Recorded data:

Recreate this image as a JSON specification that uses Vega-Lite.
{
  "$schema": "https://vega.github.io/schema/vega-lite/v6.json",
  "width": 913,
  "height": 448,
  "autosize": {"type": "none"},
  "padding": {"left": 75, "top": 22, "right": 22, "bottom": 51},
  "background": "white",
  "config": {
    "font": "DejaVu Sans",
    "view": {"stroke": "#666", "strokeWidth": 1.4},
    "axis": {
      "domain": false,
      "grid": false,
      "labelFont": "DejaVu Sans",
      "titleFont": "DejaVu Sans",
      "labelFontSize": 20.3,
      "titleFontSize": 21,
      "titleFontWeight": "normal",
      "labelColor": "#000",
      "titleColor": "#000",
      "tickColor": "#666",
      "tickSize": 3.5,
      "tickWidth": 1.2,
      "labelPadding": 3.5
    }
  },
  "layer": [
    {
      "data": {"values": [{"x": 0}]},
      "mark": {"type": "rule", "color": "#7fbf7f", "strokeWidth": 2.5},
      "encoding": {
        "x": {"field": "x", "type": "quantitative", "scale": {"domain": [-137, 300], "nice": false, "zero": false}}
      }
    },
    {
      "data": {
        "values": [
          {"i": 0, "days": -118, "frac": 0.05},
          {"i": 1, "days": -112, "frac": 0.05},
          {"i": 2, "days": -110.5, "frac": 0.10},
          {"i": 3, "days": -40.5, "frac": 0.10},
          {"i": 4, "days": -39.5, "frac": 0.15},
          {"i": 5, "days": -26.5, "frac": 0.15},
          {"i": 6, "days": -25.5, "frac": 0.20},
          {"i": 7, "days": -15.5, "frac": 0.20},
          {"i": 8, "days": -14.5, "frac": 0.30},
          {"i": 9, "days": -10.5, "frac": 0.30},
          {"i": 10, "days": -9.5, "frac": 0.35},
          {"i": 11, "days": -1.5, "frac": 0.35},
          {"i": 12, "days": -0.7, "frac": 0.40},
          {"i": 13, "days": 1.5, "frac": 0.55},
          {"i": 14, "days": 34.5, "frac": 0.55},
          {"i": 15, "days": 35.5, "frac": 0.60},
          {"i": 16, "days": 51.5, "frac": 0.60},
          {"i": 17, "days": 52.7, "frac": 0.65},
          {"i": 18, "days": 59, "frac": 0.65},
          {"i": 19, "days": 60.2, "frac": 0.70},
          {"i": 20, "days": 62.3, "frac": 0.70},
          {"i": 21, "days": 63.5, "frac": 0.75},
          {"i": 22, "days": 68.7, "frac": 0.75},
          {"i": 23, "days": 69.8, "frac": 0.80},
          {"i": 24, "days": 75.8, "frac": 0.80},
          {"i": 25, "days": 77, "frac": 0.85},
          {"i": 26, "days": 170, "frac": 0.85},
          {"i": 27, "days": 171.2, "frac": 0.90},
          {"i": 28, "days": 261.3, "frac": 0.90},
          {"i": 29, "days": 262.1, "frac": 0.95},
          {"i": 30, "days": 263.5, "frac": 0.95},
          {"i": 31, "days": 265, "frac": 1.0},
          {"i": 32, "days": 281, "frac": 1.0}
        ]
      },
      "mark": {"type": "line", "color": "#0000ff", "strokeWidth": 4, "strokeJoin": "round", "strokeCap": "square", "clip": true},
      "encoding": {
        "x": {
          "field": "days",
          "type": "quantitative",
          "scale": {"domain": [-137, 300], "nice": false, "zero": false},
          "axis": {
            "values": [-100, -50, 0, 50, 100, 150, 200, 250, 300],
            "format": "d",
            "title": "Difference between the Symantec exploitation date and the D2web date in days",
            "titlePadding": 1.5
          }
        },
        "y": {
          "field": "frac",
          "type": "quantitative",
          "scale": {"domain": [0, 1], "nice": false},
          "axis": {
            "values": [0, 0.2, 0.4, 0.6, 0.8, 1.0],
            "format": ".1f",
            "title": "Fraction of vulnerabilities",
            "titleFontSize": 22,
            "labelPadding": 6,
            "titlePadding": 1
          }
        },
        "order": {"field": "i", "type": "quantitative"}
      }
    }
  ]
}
* * *
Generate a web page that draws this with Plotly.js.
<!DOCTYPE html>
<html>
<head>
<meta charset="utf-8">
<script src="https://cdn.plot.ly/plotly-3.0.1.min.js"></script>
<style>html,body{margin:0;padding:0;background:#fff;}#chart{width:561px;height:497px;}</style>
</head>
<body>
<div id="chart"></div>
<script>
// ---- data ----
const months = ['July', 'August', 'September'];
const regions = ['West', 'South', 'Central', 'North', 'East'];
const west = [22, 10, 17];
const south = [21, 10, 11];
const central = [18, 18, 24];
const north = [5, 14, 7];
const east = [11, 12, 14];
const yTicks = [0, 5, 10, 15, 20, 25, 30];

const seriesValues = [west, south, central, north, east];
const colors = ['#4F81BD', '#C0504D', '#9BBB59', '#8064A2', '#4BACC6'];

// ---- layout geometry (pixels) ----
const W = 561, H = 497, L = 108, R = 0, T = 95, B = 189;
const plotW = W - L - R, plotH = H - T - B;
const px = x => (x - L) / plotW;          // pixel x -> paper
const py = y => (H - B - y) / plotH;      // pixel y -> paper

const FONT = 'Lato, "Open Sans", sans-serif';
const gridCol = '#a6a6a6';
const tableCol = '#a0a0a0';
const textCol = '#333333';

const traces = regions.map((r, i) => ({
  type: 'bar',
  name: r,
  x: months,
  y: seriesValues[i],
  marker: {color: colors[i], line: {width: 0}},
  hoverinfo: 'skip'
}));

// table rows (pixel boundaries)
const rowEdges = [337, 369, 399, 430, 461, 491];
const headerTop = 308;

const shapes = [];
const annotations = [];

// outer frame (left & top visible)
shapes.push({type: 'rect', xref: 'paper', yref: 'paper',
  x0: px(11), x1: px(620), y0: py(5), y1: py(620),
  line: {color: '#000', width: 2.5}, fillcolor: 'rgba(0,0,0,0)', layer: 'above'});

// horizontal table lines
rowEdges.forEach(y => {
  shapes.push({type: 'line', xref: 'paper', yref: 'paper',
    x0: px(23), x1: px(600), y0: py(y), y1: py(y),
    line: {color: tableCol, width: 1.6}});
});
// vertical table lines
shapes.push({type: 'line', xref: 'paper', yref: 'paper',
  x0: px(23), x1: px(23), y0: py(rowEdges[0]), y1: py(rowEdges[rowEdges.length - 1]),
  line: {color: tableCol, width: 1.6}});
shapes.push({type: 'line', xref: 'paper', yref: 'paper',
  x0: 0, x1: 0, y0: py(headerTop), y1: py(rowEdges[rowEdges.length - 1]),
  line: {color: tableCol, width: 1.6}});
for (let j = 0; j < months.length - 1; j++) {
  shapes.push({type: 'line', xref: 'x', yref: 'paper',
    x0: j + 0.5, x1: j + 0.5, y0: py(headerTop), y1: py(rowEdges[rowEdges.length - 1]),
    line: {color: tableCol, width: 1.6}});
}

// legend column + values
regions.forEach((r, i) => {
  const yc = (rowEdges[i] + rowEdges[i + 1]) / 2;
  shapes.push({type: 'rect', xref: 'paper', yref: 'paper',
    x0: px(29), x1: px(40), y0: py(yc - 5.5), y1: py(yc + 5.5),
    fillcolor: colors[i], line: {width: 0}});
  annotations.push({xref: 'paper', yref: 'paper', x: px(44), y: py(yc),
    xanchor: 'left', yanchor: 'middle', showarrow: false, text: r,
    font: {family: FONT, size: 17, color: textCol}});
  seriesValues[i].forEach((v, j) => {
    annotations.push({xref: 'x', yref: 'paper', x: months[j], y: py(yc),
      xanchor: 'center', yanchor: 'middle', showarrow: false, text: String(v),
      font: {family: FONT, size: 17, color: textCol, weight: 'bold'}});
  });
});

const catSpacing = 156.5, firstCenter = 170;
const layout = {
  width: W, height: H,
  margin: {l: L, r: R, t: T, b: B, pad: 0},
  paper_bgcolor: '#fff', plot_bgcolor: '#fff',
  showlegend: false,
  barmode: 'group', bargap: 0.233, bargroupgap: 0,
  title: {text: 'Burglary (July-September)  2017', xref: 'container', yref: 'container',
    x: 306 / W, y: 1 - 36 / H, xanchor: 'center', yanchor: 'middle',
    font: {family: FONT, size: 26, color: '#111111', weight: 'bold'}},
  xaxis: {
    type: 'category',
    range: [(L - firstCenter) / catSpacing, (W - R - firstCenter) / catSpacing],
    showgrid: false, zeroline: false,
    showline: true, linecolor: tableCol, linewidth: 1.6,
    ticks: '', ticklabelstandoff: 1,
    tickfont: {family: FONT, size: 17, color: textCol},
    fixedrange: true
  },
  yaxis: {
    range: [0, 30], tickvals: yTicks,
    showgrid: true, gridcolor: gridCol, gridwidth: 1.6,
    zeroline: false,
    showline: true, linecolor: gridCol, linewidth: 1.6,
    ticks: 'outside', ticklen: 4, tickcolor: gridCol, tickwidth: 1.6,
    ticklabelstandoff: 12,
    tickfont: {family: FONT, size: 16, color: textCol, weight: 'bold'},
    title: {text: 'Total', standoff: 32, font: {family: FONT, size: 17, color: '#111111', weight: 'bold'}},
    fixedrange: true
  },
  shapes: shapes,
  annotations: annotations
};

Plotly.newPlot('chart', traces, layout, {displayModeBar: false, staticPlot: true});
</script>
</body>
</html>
--
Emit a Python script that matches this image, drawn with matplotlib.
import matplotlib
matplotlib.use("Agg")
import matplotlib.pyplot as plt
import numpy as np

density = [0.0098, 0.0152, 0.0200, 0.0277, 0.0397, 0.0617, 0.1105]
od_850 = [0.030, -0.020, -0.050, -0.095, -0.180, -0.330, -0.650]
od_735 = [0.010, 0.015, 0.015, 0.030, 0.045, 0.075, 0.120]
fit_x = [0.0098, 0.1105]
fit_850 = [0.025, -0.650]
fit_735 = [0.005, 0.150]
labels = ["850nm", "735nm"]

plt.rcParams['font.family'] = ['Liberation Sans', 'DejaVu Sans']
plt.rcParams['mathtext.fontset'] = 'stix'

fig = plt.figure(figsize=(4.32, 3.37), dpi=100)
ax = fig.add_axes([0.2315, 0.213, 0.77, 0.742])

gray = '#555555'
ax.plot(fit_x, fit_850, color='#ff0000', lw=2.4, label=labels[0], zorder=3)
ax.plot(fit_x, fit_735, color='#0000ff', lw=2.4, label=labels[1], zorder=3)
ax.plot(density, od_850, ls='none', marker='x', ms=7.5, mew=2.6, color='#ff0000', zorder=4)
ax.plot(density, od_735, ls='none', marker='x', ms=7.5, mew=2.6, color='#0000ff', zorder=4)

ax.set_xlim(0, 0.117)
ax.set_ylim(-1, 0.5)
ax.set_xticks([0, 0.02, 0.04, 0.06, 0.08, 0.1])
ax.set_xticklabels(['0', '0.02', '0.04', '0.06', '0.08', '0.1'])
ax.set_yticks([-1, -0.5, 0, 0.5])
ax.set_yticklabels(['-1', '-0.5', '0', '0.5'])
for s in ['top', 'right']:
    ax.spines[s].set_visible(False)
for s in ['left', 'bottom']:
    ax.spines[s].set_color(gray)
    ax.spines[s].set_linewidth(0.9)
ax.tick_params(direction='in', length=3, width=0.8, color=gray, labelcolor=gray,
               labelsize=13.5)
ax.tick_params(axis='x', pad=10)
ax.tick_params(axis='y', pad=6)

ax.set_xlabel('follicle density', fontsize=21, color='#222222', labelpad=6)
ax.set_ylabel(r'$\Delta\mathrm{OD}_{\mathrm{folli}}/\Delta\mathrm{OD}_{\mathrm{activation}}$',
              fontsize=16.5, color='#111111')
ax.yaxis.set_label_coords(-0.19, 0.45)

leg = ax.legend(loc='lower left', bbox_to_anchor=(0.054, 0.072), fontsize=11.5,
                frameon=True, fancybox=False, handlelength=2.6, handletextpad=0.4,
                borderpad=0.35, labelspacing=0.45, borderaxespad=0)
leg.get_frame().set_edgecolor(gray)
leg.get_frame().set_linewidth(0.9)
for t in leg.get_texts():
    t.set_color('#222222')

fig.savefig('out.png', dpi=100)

Written request:
The line with "Emit a Python" marks the start and the line with "ax = fig.add_axes([0.2315, 0.213, 0.77, 0.742])" marks the end; transcribe every line in that stretch, unchanged.

Answer to this exercise:
Emit a Python script that matches this image, drawn with matplotlib.
import matplotlib
matplotlib.use("Agg")
import matplotlib.pyplot as plt
import numpy as np

density = [0.0098, 0.0152, 0.0200, 0.0277, 0.0397, 0.0617, 0.1105]
od_850 = [0.030, -0.020, -0.050, -0.095, -0.180, -0.330, -0.650]
od_735 = [0.010, 0.015, 0.015, 0.030, 0.045, 0.075, 0.120]
fit_x = [0.0098, 0.1105]
fit_850 = [0.025, -0.650]
fit_735 = [0.005, 0.150]
labels = ["850nm", "735nm"]

plt.rcParams['font.family'] = ['Liberation Sans', 'DejaVu Sans']
plt.rcParams['mathtext.fontset'] = 'stix'

fig = plt.figure(figsize=(4.32, 3.37), dpi=100)
ax = fig.add_axes([0.2315, 0.213, 0.77, 0.742])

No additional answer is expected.